Israele rifiuta il cessate il fuoco, nel frattempo medici ed infermieri sono costretti ad operare i bambini senza anestesia.
In condizioni di conflitto, il primo tassello del domino che inizia a crollare rimane sempre il sistema sanitario. Abbiamo assistito ad un evento simile durante la pandemia, quando gli ospedali erano talmente sovraffollati da costringere medici ed infermieri a visitare i pazienti nei corridoi delle strutture. Il medesimo discorso, ben più tragico, si sta verificando a Gaza.
Qui il personale, oltre ad affrontare le problematicità legate al notevole numero di persone che necessitano assistenza, è impegnato nella cura delle vittime delle bombe e degli attacchi militari. Non c’è luce, acqua e soprattutto non è possibile usufruire di dispositivi di terapia adeguati.
Il sistema sanitario sta crollando
I malati e i feriti vengono visitati per terra ed operati d’urgenza senza anestesia. In mancanza di medicinali e strumenti di assistenza efficienti, diversi dottori si sono visti costretti ad amputare braccia e gambe a freddo. Viviamo nel XXI secolo, eppure sembra che la lancetta dell’orologio ci abbia riportato indietro nel tempo, quando soldati e civili venivano lacerati tanto fisicamente, quanto emotivamente dalla furia dei nemici invasori. “La situazione del sistema sanitario a Gaza era già difficile” – ha spiegato lo studente Islam Masood – “Sei ospedali hanno chiuso, ci sono migliaia di persone sfollate che cercano rifugio”.

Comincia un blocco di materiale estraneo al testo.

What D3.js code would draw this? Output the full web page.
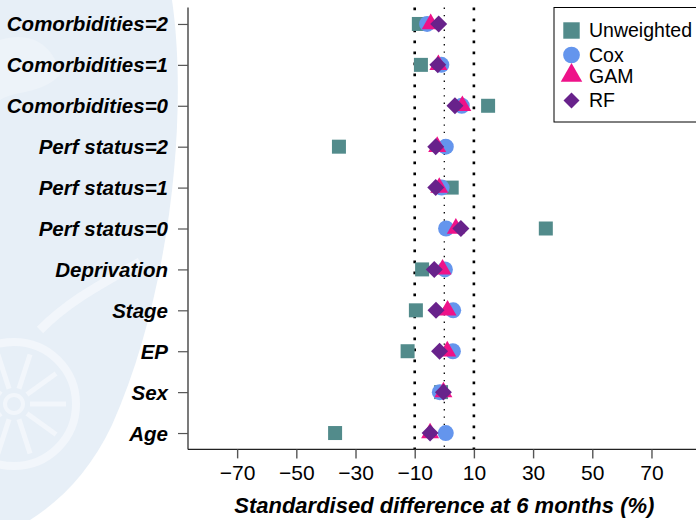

Gli attacchi missilistici israeliani hanno distrutto case e palazzi, per cui ai residenti non resta che nascondersi entro le mura delle strutture sanitarie. Le stesse che sono divenute primo obiettivo delle forze armate israeliane, in quanto basi terroristiche dei miliziani di Hamas. Nel frattempo i bambini convivono con il trauma, soffocati dalla paura di doversi sottoporre ad interventi chirurgici e terapie d’urgenza. “Ho visto operare con il flash dei cellulari” – continua Masood, che al momento si trova in Egitto. E’ infatti riuscito a lasciare la Striscia grazie ad un permesso per una conferenza internazionale. La sua famiglia però è rimasta a Gaza ed è emigrata a Jabalia.
“Mia sorella sta mattina mi ha detto che sono vivi” – ha concluso – “ma continua a ripetere che non c’è acqua, che hanno sete”. Nelle prossime settimane le condizioni di sopravvivenza dei palestinesi si aggraveranno irrimediabilmente. Operare sul pavimento, con la luce flebile degli smartphone e senza i dovuti prodotti igienizzanti e anestetici, contribuirà sicuramente alla diffusione di malattie ed infezioni. E se uomini, donne e bambini sono sopravvissuti alle bombe e ai mitra, è possibile che incontrino comunque la morte a causa della fame, della sete e della mancata assistenza medica.